Quote, verbatim, all material below, without pictures.

------------------------------------------------------------

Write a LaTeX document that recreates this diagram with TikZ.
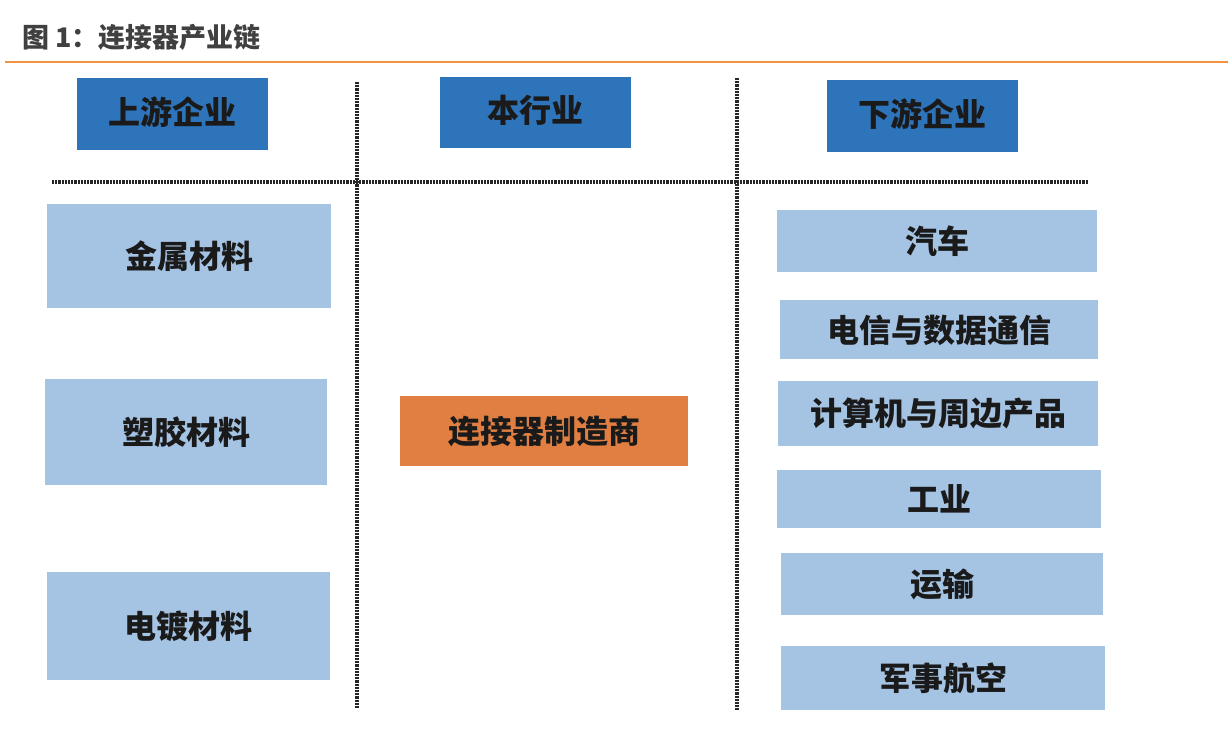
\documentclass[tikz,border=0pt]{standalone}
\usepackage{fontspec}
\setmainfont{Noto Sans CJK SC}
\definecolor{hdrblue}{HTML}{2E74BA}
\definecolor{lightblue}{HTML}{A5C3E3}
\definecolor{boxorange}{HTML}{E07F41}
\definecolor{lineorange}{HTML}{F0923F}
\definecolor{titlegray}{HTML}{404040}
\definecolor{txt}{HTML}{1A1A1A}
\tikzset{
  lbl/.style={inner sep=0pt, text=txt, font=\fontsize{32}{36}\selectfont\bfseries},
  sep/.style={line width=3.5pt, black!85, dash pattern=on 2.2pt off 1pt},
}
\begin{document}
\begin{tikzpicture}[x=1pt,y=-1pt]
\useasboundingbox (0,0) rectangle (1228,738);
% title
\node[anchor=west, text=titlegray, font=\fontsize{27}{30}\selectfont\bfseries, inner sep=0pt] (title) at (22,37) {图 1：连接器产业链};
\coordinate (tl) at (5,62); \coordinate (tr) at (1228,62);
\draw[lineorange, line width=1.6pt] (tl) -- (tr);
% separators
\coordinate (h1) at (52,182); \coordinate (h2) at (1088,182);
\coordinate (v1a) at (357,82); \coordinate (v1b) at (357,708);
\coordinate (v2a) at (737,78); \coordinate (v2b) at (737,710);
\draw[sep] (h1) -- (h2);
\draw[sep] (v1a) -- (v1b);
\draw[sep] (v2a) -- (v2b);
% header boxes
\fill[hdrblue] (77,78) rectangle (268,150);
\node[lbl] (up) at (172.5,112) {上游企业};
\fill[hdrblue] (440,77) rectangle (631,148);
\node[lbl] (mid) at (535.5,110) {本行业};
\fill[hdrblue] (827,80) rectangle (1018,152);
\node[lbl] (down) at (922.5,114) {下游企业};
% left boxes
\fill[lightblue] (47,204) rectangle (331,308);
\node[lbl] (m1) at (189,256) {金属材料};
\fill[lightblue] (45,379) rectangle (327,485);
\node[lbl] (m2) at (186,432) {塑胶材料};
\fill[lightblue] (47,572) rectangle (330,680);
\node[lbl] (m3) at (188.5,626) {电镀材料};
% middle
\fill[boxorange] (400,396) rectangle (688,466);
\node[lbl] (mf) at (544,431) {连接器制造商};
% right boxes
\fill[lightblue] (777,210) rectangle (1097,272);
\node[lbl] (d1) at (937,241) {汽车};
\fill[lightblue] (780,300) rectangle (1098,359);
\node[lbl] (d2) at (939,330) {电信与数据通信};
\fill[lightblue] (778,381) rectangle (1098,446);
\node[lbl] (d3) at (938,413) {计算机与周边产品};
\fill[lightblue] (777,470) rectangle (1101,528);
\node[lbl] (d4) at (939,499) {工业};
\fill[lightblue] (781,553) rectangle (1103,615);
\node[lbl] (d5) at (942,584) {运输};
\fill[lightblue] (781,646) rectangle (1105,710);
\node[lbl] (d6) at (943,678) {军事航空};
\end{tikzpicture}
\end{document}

------------------------------------------------------------

◆ ANSWER BELOW
Write a LaTeX document that recreates this diagram with TikZ.
\documentclass[tikz,border=0pt]{standalone}
\usepackage{fontspec}
\setmainfont{Noto Sans CJK SC}
\definecolor{hdrblue}{HTML}{2E74BA}
\definecolor{lightblue}{HTML}{A5C3E3}
\definecolor{boxorange}{HTML}{E07F41}
\definecolor{lineorange}{HTML}{F0923F}
\definecolor{titlegray}{HTML}{404040}
\definecolor{txt}{HTML}{1A1A1A}
\tikzset{
  lbl/.style={inner sep=0pt, text=txt, font=\fontsize{32}{36}\selectfont\bfseries},
  sep/.style={line width=3.5pt, black!85, dash pattern=on 2.2pt off 1pt},
}
\begin{document}
\begin{tikzpicture}[x=1pt,y=-1pt]
\useasboundingbox (0,0) rectangle (1228,738);
% title
\node[anchor=west, text=titlegray, font=\fontsize{27}{30}\selectfont\bfseries, inner sep=0pt] (title) at (22,37) {图 1：连接器产业链};
\coordinate (tl) at (5,62); \coordinate (tr) at (1228,62);
\draw[lineorange, line width=1.6pt] (tl) -- (tr);
% separators
\coordinate (h1) at (52,182); \coordinate (h2) at (1088,182);
\coordinate (v1a) at (357,82); \coordinate (v1b) at (357,708);
\coordinate (v2a) at (737,78); \coordinate (v2b) at (737,710);
\draw[sep] (h1) -- (h2);
\draw[sep] (v1a) -- (v1b);
\draw[sep] (v2a) -- (v2b);
% header boxes
\fill[hdrblue] (77,78) rectangle (268,150);
\node[lbl] (up) at (172.5,112) {上游企业};
\fill[hdrblue] (440,77) rectangle (631,148);
\node[lbl] (mid) at (535.5,110) {本行业};
\fill[hdrblue] (827,80) rectangle (1018,152);
\node[lbl] (down) at (922.5,114) {下游企业};
% left boxes
\fill[lightblue] (47,204) rectangle (331,308);
\node[lbl] (m1) at (189,256) {金属材料};
\fill[lightblue] (45,379) rectangle (327,485);
\node[lbl] (m2) at (186,432) {塑胶材料};
\fill[lightblue] (47,572) rectangle (330,680);
\node[lbl] (m3) at (188.5,626) {电镀材料};
% middle
\fill[boxorange] (400,396) rectangle (688,466);
\node[lbl] (mf) at (544,431) {连接器制造商};
% right boxes
\fill[lightblue] (777,210) rectangle (1097,272);
\node[lbl] (d1) at (937,241) {汽车};
\fill[lightblue] (780,300) rectangle (1098,359);
\node[lbl] (d2) at (939,330) {电信与数据通信};
\fill[lightblue] (778,381) rectangle (1098,446);
\node[lbl] (d3) at (938,413) {计算机与周边产品};
\fill[lightblue] (777,470) rectangle (1101,528);
\node[lbl] (d4) at (939,499) {工业};
\fill[lightblue] (781,553) rectangle (1103,615);
\node[lbl] (d5) at (942,584) {运输};
\fill[lightblue] (781,646) rectangle (1105,710);
\node[lbl] (d6) at (943,678) {军事航空};
\end{tikzpicture}
\end{document}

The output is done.